A proud history of looking forwards
Many people think of Swindon as a ‘new town’ because of its rapid transformation in the mid-19th century, and its image as a place of manufacturing. It offers a perfect blend of old and new and played a significant role in the creation of modern Britain.
Origins – a market town
Swindon has its ‘old town’, up the hill from the station and Brunel’s Great Western Railway works. It was originally an Anglo-Saxon settlement perched on a limestone hill, entered in the Domesday Book as ‘Suindune’.
Developing into a small market town, the original market area is still known as Old Town. For three centuries that was its role, until a period of rapid transformation in the 1800s. During that time and until 1927, the Lords of the Manor of Swindon were the Goddard family living in their manor house, The Lawns, now Lawns Park.
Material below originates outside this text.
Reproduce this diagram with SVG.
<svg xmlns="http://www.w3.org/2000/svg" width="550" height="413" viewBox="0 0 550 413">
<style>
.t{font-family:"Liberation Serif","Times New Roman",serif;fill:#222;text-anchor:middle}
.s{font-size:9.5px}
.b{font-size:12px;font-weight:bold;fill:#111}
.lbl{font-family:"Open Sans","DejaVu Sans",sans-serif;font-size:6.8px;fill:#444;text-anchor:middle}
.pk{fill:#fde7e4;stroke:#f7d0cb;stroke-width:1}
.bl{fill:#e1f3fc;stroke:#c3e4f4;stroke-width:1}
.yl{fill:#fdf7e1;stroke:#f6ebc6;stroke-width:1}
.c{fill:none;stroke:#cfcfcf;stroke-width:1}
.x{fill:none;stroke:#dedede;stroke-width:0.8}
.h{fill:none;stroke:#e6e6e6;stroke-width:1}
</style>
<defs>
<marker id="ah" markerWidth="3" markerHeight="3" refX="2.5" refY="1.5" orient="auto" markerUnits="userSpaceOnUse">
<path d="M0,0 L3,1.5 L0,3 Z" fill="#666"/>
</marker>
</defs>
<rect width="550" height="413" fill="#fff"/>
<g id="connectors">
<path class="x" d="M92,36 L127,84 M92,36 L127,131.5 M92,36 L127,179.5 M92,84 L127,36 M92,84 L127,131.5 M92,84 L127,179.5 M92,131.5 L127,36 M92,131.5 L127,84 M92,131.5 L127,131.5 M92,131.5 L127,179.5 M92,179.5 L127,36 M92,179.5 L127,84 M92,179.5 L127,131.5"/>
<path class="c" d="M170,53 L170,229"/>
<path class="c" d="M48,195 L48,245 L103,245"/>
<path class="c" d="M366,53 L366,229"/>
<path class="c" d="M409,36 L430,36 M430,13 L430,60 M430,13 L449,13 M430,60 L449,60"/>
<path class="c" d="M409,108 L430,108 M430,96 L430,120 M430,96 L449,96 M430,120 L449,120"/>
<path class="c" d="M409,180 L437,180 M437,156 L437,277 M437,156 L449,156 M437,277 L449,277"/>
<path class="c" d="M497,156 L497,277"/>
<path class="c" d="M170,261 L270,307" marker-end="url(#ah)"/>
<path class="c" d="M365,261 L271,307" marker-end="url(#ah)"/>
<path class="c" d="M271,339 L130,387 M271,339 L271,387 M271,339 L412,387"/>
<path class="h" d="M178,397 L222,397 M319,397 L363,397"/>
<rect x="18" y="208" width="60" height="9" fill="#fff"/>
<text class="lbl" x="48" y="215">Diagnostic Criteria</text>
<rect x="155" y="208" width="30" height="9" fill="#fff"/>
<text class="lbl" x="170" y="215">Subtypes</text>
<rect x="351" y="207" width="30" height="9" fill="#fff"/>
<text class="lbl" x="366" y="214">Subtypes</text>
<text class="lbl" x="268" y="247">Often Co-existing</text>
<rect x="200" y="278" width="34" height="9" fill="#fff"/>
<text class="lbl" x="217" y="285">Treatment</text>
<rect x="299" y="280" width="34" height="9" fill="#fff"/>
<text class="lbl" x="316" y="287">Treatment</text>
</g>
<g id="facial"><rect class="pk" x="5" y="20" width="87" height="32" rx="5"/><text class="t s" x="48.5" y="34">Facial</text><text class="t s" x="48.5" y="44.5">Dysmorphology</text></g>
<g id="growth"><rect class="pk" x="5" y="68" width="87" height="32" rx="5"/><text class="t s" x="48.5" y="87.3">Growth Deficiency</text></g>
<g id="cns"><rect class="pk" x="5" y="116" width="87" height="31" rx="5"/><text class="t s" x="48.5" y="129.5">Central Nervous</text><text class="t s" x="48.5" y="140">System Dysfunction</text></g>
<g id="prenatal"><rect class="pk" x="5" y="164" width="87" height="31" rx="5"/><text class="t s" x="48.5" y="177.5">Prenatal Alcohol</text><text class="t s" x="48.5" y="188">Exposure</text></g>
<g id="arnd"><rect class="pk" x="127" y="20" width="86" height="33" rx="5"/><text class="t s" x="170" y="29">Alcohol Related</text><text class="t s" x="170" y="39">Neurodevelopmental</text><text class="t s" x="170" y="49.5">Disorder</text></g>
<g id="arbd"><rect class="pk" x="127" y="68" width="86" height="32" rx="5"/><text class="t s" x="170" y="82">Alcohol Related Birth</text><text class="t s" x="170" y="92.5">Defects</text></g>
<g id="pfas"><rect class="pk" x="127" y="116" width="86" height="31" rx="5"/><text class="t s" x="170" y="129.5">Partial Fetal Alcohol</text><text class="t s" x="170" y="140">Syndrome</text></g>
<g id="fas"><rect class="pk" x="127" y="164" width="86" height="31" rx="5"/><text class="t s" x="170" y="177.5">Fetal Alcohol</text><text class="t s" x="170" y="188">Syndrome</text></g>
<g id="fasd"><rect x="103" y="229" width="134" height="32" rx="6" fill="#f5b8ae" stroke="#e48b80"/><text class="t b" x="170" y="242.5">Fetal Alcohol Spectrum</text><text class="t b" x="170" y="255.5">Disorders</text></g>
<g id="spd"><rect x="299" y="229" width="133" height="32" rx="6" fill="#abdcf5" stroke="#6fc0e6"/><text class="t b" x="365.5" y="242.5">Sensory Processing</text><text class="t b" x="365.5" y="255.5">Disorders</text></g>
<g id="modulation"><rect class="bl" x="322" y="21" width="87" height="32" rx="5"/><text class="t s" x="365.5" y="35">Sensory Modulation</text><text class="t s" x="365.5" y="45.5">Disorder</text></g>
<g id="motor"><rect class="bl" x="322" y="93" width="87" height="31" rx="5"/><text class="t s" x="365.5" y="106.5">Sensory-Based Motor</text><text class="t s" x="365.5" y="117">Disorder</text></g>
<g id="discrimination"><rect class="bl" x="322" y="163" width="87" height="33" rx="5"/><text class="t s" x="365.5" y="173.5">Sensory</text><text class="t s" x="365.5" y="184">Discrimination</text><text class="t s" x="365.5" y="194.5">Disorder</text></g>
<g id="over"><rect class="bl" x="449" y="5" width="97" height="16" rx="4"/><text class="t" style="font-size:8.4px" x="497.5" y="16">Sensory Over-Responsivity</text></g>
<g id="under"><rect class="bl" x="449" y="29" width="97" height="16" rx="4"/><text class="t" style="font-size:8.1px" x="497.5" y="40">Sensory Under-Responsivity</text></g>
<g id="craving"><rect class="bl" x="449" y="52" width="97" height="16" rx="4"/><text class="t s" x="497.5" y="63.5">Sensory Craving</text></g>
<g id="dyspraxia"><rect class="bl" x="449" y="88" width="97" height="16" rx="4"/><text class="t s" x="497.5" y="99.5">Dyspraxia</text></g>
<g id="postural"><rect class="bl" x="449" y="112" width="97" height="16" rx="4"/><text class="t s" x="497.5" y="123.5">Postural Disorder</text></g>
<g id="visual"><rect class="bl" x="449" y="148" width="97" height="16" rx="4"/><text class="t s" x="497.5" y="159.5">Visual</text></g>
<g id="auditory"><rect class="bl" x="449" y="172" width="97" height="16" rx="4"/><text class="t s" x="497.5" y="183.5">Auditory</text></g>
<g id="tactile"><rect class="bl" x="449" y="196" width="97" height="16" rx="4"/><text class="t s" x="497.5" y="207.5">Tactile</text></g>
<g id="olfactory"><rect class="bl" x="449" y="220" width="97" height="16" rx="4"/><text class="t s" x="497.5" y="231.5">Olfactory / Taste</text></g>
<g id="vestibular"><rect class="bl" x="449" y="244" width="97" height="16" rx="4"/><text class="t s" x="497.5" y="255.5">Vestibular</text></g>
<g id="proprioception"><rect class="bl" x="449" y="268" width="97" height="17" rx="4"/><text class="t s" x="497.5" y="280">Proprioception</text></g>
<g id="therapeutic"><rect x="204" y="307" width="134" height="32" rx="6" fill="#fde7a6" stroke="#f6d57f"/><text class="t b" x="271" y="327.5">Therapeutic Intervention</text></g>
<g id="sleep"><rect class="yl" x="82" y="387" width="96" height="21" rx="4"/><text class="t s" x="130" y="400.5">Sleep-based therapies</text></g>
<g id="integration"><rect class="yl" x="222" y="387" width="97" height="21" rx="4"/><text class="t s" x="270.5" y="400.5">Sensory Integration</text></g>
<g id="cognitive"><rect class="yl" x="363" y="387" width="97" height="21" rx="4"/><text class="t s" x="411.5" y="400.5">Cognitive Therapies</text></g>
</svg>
Revolution! – an industrial town
Swindon’s ‘new town’ grew at the foot of the hill as Britain’s industrial revolution gathered pace. First came canals but their use dwindled with the arrival of the railway. In 1835 Parliament approved the Great Western Railway between London and Bristol and appointed Isambard Kingdom Brunel its chief engineer. Myth has it that Brunel and engineer Daniel Gooch were surveying a vale north of Old Town, when Brunel dropped or threw a sandwich and declared that spot to be the location of the new works.
Brunel’s mighty GWR works
The GWR works employed 14,000 people by 1900, with the locomotive workshop totaling 11.25 acres – the largest covered area in the world. Alongside it, in 1844, the Mechanics Institute was formed, funded by subscription from GWR workers, providing education and leisure facilities including the UK’s first lending library. GWR workers also subscribed to a healthcare fund, used by Nye Bevin as a blueprint for the National Health Service. A workers’ village of 300 homes was completed by the mid-1860s. The new town remained administratively and physically separate from Old Swindon until 1900 when unifying municipal borough status was granted by Queen Victoria.
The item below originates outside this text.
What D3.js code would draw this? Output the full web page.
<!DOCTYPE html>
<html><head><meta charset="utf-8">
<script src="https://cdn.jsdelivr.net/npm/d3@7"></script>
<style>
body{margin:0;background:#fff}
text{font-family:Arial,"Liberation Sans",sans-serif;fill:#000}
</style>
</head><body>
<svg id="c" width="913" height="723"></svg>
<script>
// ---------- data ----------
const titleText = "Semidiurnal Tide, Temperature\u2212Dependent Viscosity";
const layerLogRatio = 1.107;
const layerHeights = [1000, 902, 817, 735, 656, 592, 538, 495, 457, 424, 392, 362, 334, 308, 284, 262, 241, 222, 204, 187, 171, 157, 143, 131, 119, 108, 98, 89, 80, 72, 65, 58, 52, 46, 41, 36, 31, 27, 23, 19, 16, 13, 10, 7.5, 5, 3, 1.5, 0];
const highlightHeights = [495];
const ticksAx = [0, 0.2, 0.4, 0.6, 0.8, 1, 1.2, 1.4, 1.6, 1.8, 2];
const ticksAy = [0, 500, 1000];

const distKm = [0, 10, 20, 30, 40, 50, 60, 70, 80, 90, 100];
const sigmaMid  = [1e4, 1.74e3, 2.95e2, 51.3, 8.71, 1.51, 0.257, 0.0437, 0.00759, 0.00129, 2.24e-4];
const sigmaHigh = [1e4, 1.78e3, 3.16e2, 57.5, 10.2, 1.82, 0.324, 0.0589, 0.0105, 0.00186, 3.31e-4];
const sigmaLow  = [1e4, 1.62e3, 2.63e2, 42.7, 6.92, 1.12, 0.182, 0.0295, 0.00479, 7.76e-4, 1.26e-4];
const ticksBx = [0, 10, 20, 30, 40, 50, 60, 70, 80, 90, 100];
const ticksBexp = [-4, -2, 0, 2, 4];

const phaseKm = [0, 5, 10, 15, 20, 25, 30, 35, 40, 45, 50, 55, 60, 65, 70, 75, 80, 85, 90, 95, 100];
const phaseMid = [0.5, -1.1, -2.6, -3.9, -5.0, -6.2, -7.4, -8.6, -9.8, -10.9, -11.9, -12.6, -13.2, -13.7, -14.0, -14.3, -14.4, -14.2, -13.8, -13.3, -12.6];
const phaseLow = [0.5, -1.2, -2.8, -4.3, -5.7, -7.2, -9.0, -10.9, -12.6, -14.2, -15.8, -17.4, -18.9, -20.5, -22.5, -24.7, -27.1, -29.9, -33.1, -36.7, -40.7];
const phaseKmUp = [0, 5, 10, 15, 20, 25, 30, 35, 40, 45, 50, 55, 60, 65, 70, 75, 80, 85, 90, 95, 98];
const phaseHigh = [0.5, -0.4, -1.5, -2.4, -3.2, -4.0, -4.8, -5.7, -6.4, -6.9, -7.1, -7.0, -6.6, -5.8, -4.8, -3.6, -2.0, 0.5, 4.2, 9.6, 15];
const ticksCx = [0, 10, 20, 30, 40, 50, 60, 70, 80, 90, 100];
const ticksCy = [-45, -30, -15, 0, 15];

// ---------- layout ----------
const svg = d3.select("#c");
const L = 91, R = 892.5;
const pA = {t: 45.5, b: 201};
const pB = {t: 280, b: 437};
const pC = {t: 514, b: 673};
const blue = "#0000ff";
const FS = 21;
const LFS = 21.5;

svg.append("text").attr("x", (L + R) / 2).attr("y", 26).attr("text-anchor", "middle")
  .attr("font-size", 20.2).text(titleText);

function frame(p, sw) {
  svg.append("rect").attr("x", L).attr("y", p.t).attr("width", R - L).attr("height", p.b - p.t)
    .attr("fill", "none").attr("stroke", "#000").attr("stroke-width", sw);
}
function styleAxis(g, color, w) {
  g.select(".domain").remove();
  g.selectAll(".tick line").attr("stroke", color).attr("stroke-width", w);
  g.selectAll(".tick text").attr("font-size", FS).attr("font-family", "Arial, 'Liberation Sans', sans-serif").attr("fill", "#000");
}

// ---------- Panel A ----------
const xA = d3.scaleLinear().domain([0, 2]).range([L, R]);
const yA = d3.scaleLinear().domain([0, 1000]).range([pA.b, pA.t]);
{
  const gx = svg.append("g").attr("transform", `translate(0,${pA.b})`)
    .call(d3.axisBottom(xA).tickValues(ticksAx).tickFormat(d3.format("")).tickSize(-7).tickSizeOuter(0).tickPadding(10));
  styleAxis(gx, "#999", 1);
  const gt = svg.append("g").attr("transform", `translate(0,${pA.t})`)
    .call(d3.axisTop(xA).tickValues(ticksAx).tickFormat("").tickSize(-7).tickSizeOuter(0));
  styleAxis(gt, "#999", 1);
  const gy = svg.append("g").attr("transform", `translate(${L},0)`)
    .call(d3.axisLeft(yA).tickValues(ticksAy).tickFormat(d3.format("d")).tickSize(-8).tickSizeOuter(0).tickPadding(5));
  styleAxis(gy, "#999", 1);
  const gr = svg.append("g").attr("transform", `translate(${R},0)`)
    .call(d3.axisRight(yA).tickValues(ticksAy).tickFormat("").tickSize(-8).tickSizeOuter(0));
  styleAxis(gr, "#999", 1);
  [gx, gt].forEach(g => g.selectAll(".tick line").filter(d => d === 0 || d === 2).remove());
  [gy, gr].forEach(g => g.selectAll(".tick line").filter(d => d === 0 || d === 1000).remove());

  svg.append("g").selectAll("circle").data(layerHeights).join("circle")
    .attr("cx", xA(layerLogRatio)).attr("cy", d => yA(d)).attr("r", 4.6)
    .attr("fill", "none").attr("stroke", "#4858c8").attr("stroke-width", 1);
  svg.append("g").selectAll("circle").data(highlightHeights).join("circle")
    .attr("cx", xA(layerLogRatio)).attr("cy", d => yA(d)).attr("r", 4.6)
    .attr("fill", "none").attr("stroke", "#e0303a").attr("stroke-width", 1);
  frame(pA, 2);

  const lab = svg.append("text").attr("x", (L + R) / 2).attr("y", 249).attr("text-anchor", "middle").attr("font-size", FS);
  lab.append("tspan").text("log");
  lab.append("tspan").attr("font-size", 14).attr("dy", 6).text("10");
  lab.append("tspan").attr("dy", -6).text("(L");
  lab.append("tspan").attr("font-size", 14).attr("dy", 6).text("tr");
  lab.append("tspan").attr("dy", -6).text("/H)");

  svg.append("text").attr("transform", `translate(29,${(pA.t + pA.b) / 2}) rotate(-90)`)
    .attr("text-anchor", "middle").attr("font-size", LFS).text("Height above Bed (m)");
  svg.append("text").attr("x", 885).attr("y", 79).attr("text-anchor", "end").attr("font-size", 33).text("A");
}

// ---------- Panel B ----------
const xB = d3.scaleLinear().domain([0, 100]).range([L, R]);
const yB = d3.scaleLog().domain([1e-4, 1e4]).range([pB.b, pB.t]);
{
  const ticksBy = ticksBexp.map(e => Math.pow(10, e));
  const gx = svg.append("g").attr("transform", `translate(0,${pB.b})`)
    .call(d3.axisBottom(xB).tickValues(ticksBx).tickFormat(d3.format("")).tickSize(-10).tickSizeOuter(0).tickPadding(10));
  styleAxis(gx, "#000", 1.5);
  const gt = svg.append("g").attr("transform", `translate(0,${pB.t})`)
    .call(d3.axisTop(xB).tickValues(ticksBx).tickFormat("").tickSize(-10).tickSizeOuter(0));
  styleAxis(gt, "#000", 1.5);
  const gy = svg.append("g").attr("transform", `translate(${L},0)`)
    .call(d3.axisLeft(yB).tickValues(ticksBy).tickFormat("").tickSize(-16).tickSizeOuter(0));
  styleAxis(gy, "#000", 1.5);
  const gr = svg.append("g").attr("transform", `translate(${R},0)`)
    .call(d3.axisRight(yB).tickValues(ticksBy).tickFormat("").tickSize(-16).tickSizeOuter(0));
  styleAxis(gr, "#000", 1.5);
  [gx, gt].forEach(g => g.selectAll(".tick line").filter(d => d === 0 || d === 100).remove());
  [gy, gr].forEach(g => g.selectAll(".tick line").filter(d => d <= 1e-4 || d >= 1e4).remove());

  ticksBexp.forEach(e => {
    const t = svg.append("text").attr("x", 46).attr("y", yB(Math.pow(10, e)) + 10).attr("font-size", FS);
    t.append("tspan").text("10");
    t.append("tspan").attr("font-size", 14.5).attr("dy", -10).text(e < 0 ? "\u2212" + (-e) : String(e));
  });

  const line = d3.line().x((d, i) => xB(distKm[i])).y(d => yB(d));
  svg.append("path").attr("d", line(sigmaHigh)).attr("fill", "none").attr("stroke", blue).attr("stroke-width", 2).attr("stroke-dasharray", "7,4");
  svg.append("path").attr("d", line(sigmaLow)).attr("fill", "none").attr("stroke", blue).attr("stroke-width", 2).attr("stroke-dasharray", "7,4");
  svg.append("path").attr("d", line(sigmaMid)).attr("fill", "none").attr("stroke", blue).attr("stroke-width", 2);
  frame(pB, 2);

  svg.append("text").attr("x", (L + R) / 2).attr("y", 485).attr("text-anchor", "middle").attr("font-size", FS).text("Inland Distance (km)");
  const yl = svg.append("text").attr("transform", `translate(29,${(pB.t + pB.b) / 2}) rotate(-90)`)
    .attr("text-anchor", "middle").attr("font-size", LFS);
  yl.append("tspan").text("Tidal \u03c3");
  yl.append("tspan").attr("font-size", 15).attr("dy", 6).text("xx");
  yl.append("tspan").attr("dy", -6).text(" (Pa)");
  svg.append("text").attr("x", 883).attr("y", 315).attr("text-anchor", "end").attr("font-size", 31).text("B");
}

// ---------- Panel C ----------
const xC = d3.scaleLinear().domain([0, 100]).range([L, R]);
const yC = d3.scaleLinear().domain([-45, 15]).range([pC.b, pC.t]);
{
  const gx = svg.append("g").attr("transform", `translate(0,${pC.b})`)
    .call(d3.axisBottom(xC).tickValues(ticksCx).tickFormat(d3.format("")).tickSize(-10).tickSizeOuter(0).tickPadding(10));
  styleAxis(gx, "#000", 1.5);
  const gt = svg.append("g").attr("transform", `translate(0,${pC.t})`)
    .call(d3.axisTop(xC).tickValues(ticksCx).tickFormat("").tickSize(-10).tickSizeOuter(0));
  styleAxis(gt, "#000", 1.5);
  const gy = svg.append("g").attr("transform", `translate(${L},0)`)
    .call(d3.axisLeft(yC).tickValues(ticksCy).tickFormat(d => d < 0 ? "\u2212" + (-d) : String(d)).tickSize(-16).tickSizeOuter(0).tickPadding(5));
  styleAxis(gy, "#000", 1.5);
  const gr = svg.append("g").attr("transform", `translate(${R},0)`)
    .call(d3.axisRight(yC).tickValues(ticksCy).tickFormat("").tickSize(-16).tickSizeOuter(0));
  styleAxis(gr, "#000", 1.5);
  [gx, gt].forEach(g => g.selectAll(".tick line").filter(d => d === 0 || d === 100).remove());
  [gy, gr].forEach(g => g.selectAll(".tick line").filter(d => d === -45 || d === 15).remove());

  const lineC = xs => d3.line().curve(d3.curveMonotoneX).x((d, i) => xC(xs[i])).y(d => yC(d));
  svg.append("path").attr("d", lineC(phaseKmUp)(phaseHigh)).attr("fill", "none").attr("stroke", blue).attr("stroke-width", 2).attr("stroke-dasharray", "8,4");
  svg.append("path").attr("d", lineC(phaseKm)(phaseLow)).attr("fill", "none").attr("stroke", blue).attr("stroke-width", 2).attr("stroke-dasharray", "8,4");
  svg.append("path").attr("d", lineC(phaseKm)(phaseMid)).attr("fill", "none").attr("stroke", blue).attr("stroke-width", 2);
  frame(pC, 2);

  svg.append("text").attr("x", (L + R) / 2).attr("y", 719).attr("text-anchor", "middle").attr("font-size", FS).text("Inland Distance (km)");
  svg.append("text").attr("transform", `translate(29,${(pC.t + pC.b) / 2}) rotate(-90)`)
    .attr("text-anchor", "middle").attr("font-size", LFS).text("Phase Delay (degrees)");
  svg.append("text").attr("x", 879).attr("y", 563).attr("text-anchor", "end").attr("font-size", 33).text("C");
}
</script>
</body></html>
Post-war growth – a transport town
A second period of rapid growth and expansion followed the building of New Swindon, piloted by Swindon’s dominant civic figure, David Murray John, who was town clerk from 1938 to 1974. His last act before retirement was to sign the contract for what is still Swindon’s tallest building and is named after him.
The economic model of car-based growth was boosted by the arrival of the extended M4 motorway in 1971. Perhaps most symbolic of this era and approach, is Swindon’s famous ‘Magic Roundabout’, completed in 1972.
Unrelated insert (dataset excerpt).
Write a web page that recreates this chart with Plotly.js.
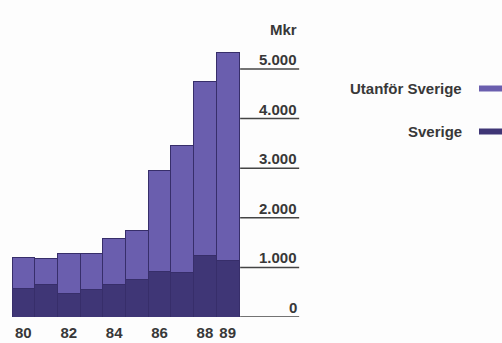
<!DOCTYPE html>
<html>
<head>
<meta charset="utf-8">
<script src="https://cdn.plot.ly/plotly-3.0.1.min.js"></script>
<style>
  html, body { margin: 0; padding: 0; background: #fdfdfd; }
  #chart { width: 502px; height: 343px; }
</style>
</head>
<body>
<div id="chart"></div>
<script>
// Years (two-digit) and revenue in Mkr
const years = ['80', '81', '82', '83', '84', '85', '86', '87', '88', '89'];
const sverige = [570, 655, 480, 550, 650, 750, 920, 900, 1235, 1135];
const totals = [1190, 1175, 1275, 1275, 1580, 1745, 2955, 3455, 4740, 5325];
const utanfor = totals.map((t, i) => t - sverige[i]);

const xTickVals = ['80', '82', '84', '86', '88', '89'];
const yTicks = [0, 1000, 2000, 3000, 4000, 5000];
const yTickText = ['0', '1.000', '2.000', '3.000', '4.000', '5.000'];

const seriesNames = ['Sverige', 'Utanför Sverige'];
const colDark = '#3f3676';
const colLight = '#6a5eae';
const edge = '#372e6a';
const ink = '#383838';
const FONT = 'Liberation Sans, Arial, sans-serif';
const FS = 15;

// plot area in pixels
const L = 12, R = 300, T = 40, B = 317;
const W = 502, H = 343;
const px = v => (v - L) / (R - L);
const py = v => (B - v) / (B - T);

const traces = [
  { type: 'bar', x: years, y: sverige, name: seriesNames[0],
    marker: { color: colDark, line: { color: edge, width: 1 } }, hoverinfo: 'skip' },
  { type: 'bar', x: years, y: utanfor, name: seriesNames[1],
    marker: { color: colLight, line: { color: edge, width: 1 } }, hoverinfo: 'skip' }
];

const shapes = [];
const annotations = [];

// short rules to the right of the bars, one per y tick
yTicks.forEach((v, i) => {
  shapes.push({ type: 'line', xref: 'x', yref: 'y', x0: 9.55, x1: 12.15, y0: v, y1: v,
    line: { color: '#444', width: 1.5 } });
  annotations.push({ xref: 'x', yref: 'y', x: 12.15, y: v, xanchor: 'right', yanchor: 'bottom',
    yshift: -1, showarrow: false, text: yTickText[i],
    font: { family: FONT, size: FS, color: ink, weight: 'bold' } });
});

// unit label
annotations.push({ xref: 'paper', yref: 'paper', x: px(299), y: py(30), xanchor: 'right', yanchor: 'middle',
  showarrow: false, text: 'Mkr', font: { family: FONT, size: FS, color: ink, weight: 'bold' } });

// legend: text on the left, swatch on the right
const legendRows = [
  { name: seriesNames[1], color: colLight, yc: 88.5 },
  { name: seriesNames[0], color: colDark, yc: 131.5 }
];
legendRows.forEach(r => {
  annotations.push({ xref: 'paper', yref: 'paper', x: px(464), y: py(r.yc), xanchor: 'right', yanchor: 'middle',
    showarrow: false, text: r.name, font: { family: FONT, size: FS, color: ink, weight: 'bold' } });
  shapes.push({ type: 'rect', xref: 'paper', yref: 'paper', x0: px(479), x1: px(504),
    y0: py(r.yc + 3), y1: py(r.yc - 3), fillcolor: r.color, line: { width: 0 } });
});

const layout = {
  width: W, height: H,
  margin: { l: L, r: W - R, t: T, b: H - B, pad: 0 },
  paper_bgcolor: '#fdfdfd', plot_bgcolor: 'rgba(0,0,0,0)',
  barmode: 'stack', bargap: 0,
  showlegend: false,
  xaxis: {
    type: 'category', range: [-0.5, 12.187], tickvals: xTickVals, ticktext: xTickVals,
    showgrid: false, zeroline: false, showline: false, ticks: '', ticklabelstandoff: 5,
    tickfont: { family: FONT, size: FS, color: ink, weight: 'bold' }
  },
  yaxis: { range: [0, 5585], visible: false, showgrid: false, zeroline: false },
  shapes: shapes,
  annotations: annotations
};

Plotly.newPlot('chart', traces, layout, { staticPlot: true, displayModeBar: false });
</script>
</body>
</html>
The future – a town of opportunity
Swindon has a flourishing economy in an ideal location. It lies between three Areas of Outstanding Natural Beauty with the best possible road and rail connections. Journey times to London will reduce with electrification – the biggest investment in the line for 150 years. It offers an exciting new environment for business. Forward Swindon is creating flexible workspaces in heritage buildings at Brunel’s Carriage Works and a new business district is being created at Kimmerfields. New homes are also being built for a growing population, with spacious homes at Wichelstowe offering a balance of rural and urban life, and high quality flats in the town centre.